Mambalgins are peptides found in the venom of the black mamba (Dendroaspis polylepis polylepis), an elapid snake. Mambalgins are members of the three-finger toxin (3FTx) protein family and have the characteristic three-finger protein fold. First reported by French researchers in 2012, mambalgins are unusual members of the 3FTx family in that they have the in vivo effect of causing analgesia without apparent toxicity. Their mechanism of action is potent inhibition of acid-sensing ion channels.

Structure 
Mambalgins known to date consist of 57 amino acid residues and fold into a characteristic three-finger toxin (3FTx) structure. Two isoforms were originally described, called mambalgin-1 and mambalgin-2, which differ by a single amino acid residue. A third variant which differs by a single residue at another site, has subsequently been reported from venom profiling of the Eastern green mamba (Dendroaspis augusticeps).

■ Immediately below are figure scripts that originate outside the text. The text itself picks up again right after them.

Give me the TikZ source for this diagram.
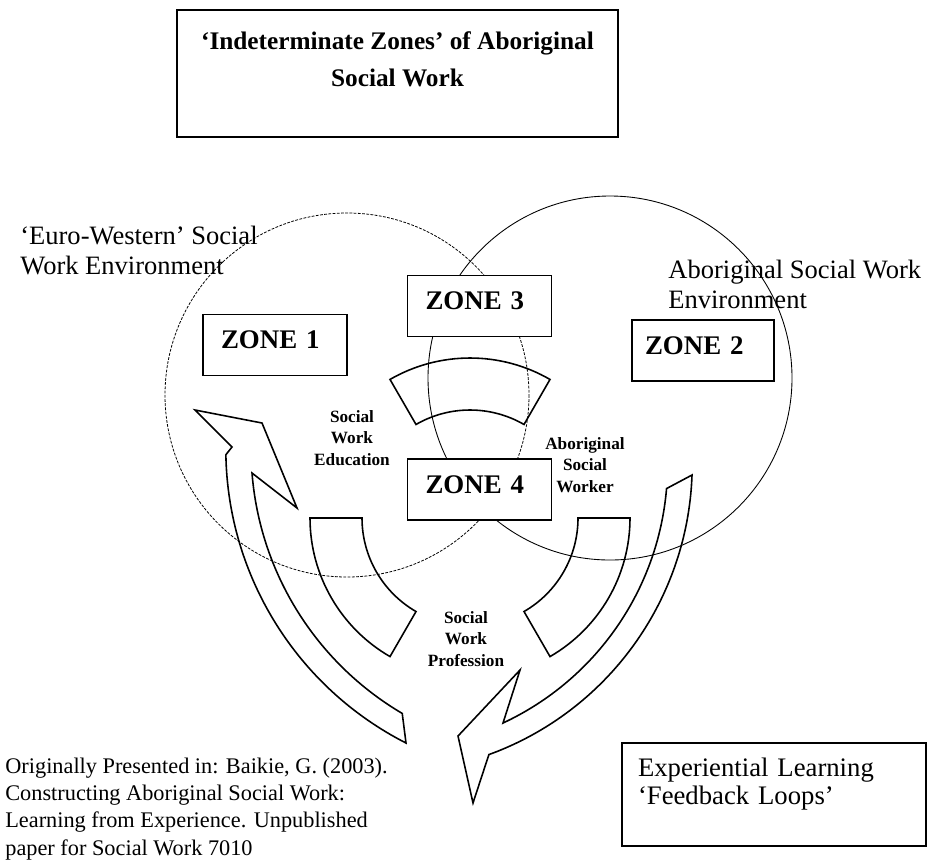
\documentclass[tikz,border=0pt]{standalone}
\usepackage{fontspec}
\setmainfont{Liberation Serif}
\usetikzlibrary{positioning}

\begin{document}
\begin{tikzpicture}[
  x=0.02cm, y=-0.02cm,
  zone/.style={draw, fill=white, line width=0.9pt, inner xsep=0.36cm, text width=2.16cm, minimum height=1.22cm, text depth=0.2cm, align=left, font=\fontsize{15.3}{17}\selectfont\bfseries},
  frame/.style={draw, line width=0.8pt},
  env/.style={inner sep=0pt, align=left, font=\fontsize{15.1}{17.1}\selectfont},
  role/.style={inner sep=0pt, align=center, font=\fontsize{9.8}{12.2}\selectfont\bfseries},
  band/.style={line width=0.9pt, line join=miter}
]
\useasboundingbox (0,0) rectangle (935,866);

\draw[line width=0.45pt, dash pattern=on 1.6pt off 0.8pt] (347,395) circle[radius=182];
\draw[line width=0.5pt] (610,378) circle[radius=182];

\node[frame, minimum width=8.82cm, minimum height=2.54cm, align=center, text height=0.5cm, text depth=0cm, font=\fontsize{14.4}{21}\selectfont\bfseries] (title) at (397.5,73.5) {‘Indeterminate Zones’ of Aboriginal\\Social Work};

\begin{scope}[shift={(470,518)}]
\draw[band] (-120:160) arc[start angle=-120, end angle=-60, radius=160] -- (-60:108) arc[start angle=-60, end angle=-120, radius=108] -- cycle;
\draw[band] (0:160) arc[start angle=0, end angle=60, radius=160] -- (60:108) arc[start angle=60, end angle=0, radius=108] -- cycle;
\draw[band] (120:160) arc[start angle=120, end angle=180, radius=160] -- (180:108) arc[start angle=180, end angle=120, radius=108] -- cycle;
\end{scope}

\draw[band] (406,743) arc[start angle=117, end angle=179, radius=330] -- (232,447) -- (195,410) -- (262,423) -- (297,508) -- (252,473) arc[start angle=175.5, end angle=120.5, radius=307] -- cycle;
\draw[band] (692,475) arc[start angle=2, end angle=70, radius=309] -- (473,803) -- (458,736) -- (520,670) -- (503,723) arc[start angle=65, end angle=4.8, radius=285] -- cycle;

\node[zone] (zone1) at (275,345) {ZONE 1};
\node[zone] (zone3) at (479.5,306) {ZONE 3};
\node[zone, inner xsep=0.26cm, text width=2.32cm] (zone2) at (703,350.5) {ZONE 2};
\node[zone, below=2.42cm of zone3] (zone4) {ZONE 4};

\node[env, anchor=north west] (euro) at (20,226) {‘Euro-Western’ Social\\Work Environment};
\node[env, anchor=north west] (aborig) at (668,260) {Aboriginal Social Work\\Environment};

\node[role] (edu) at (352,438) {Social\\Work\\Education};
\node[role] (worker) at (585,465) {Aboriginal\\Social\\Worker};
\node[role] (prof) at (466,639) {Social\\Work\\Profession};

\node[frame, inner xsep=0.32cm, text width=5.44cm, minimum height=2.06cm, align=left, text height=0.4cm, text depth=1.14cm, font=\fontsize{15.2}{16}\selectfont] (loops) at (774,794.5) {Experiential Learning\\‘Feedback Loops’};

\node[inner sep=0pt, anchor=north west, align=left, font=\fontsize{12.7}{15.4}\selectfont] (source) at (5,758) {Originally Presented in: Baikie, G. (2003).\\Constructing Aboriginal Social Work:\\Learning from Experience. Unpublished\\paper for Social Work 7010};
\end{tikzpicture}
\end{document}
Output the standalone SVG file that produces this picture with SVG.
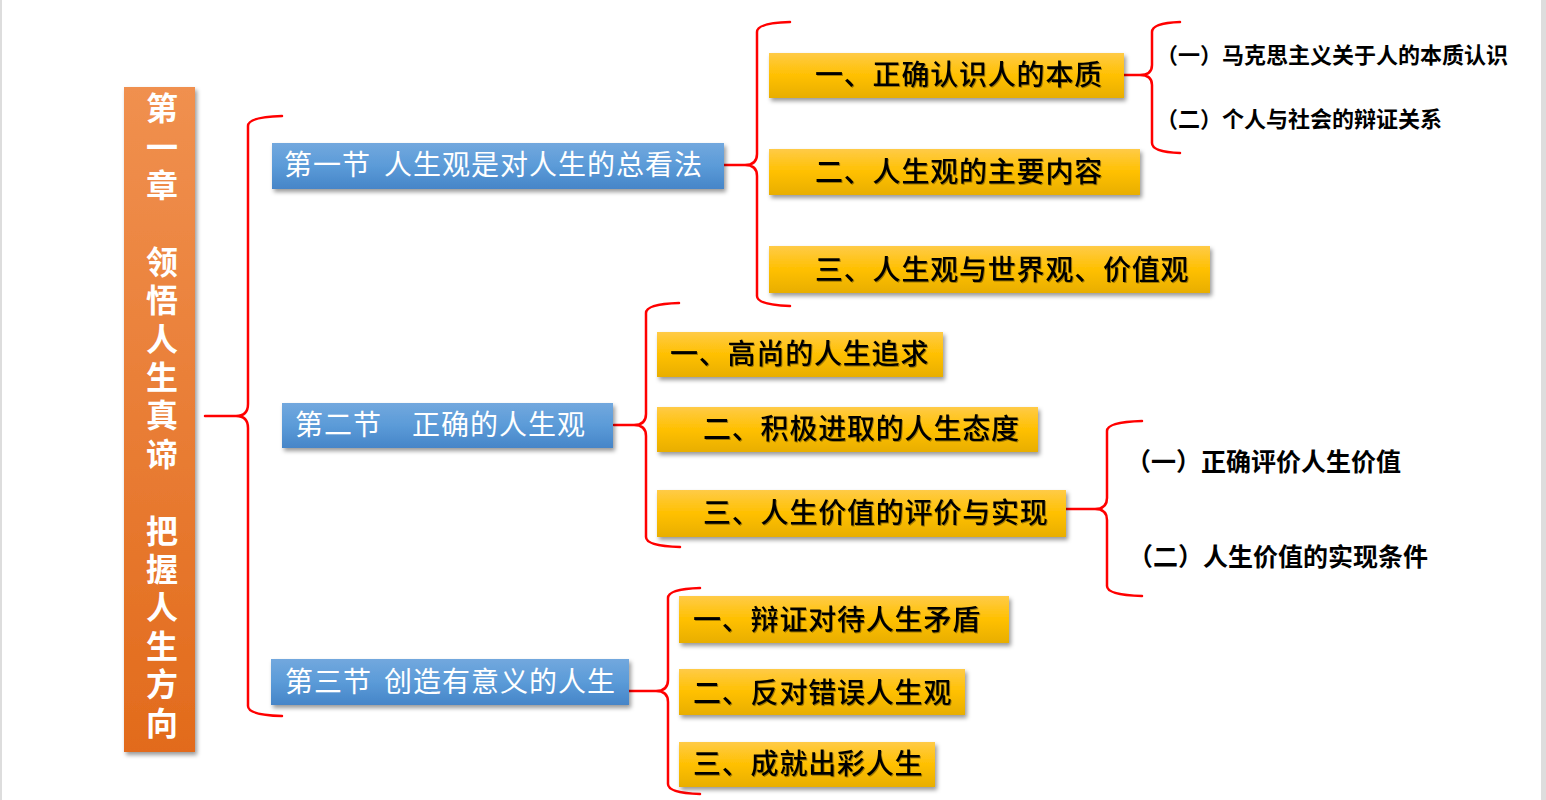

The X-ray structure of mambalgin-1 has been solved and consists of a three-finger protein fold with the typical three beta sheet-containing "finger" loops emanating from a central core stabilized by disulphide bonds; however, the structure differs from most 3FTx proteins in having an elongated second loop and shortened first and third loops. Mambalgins have relatively low sequence similarity to other 3FTx proteins and are most closely related to the 3FTx subclass known as the non-conventional or "weak" toxins.

Function 
Mambalgins are potent inhibitors of acid-sensing ion channels (ASICs), which are multimeric membrane proteins that respond to low pH and whose activation is thought to be involved in perception of pain. Mambalgins have been shown to interact specifically with ASIC subtypes present in the central nervous system (homomeric ASIC1a and heteromeric ASIC1a/ASIC2a or ASIC1a/ASIC2b), as well as those found in sensory neurons (ASIC1b and ASIC1a/ASIC1b). They have no effect on other ASICs or on other types of ion channel proteins. These interactions are likely mediated in part by mambalgins' positive electrostatic potential facilitating binding to negatively charged ASICs. Mambalgins are believed to trap ASICs in a closed conformation.

In tests performed on laboratory mice, mambalgins have the in vivo effect of analgesia without the toxic effects seen with most 3FTx proteins, and in particular, without the clinical manifestations associated with inhibition of nicotinic acetylcholine receptors, the targets of most 3FTx proteins including mambalgins' closest relatives. Furthermore, the analgesic effects of mambalgins does not confer side effects such as respiratory depression and drug tolerance, both associated with opioid analgesics.

In addition to mambalgins, at least three other peptides from three different taxa have been identified as interacting with ASICs: PcTx1, from the South American tarantula Psalmopoeus cambridgei; APETx2, from the sea anemone Anthopleura elegantissima; and MitTx, a heterodimer from the snake Micrurus tener tener. PcTx1 and APETx2, like mambalgins, are ASIC inhibitors, albeit with different subtype specificities; MitTx is an activator associated with causing pain in vivo. The four proteins have no detectable sequence similarity. The natural function of ASIC-inhibiting analgesic peptides is unclear, as all are produced by predator animals yet have no known toxic effects on the corresponding prey.

Applications
In laboratory experiments using laboratory mice, mambalgins appear to exert clinically significant analgesic effects without the side effects typically associated with opioid analgesics. Although this property has attracted interest as a basis for development of pharmaceutical drugs, mambalgins or their derivatives are not in clinical use.